Reviewing the Diff Before You Deploy
A diff is most powerful as the final checkpoint before a change goes out. Before merging a pull request or pushing a config to production, reading the complete diff one more time catches the things that slip past during active development: a debug print statement left in, a commented-out block accidentally uncommented, a hardcoded test value that should have been reverted.
Building this into a routine pays off. Rather than trusting that the change is what you remember writing, treat the diff as the authoritative description of what you are about to ship. Walk through each highlighted hunk and confirm it was intentional. For infrastructure and configuration especially, where there is no compiler to catch a mistake, this manual diff review is often the only safety net between a typo and an outage.
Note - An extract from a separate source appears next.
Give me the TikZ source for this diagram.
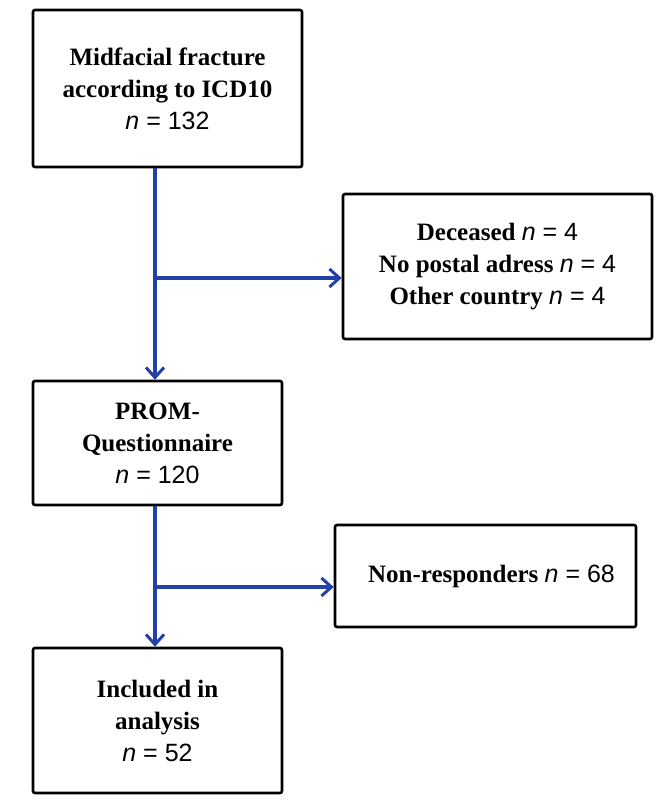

When the diff is too large to review meaningfully, that is itself useful information: it usually means the change should be split into smaller, reviewable pieces. A reviewable diff is a sign of a well-scoped change.
Building Diffing Into Your Workflow
The fastest way to get value from a diff checker is to make it the default first step whenever you have two versions of anything. Pasting old and new text into a browser-based checker takes seconds and immediately answers what changed, without needing to set up version control or install tooling. For one-off comparisons, an emailed document, a snippet from a chat, a copied config block, this is far quicker than any heavier process.
For recurring work, lean on the options your tool provides. Save yourself repeated frustration by enabling whitespace normalization for documents that travel between operating systems, and switch on word-level highlighting when reviewing prose. Knowing these settings exist, and reaching for them deliberately, is what separates a quick scan from a reliable review.
Ultimately a diff checker is a small tool that reinforces a good habit: never assume you know what changed, verify it. Whether you are approving a code review, signing off on contract language, or confirming a content migration came across cleanly, the discipline of reading the actual diff catches the subtle, expensive mistakes that a glance never will.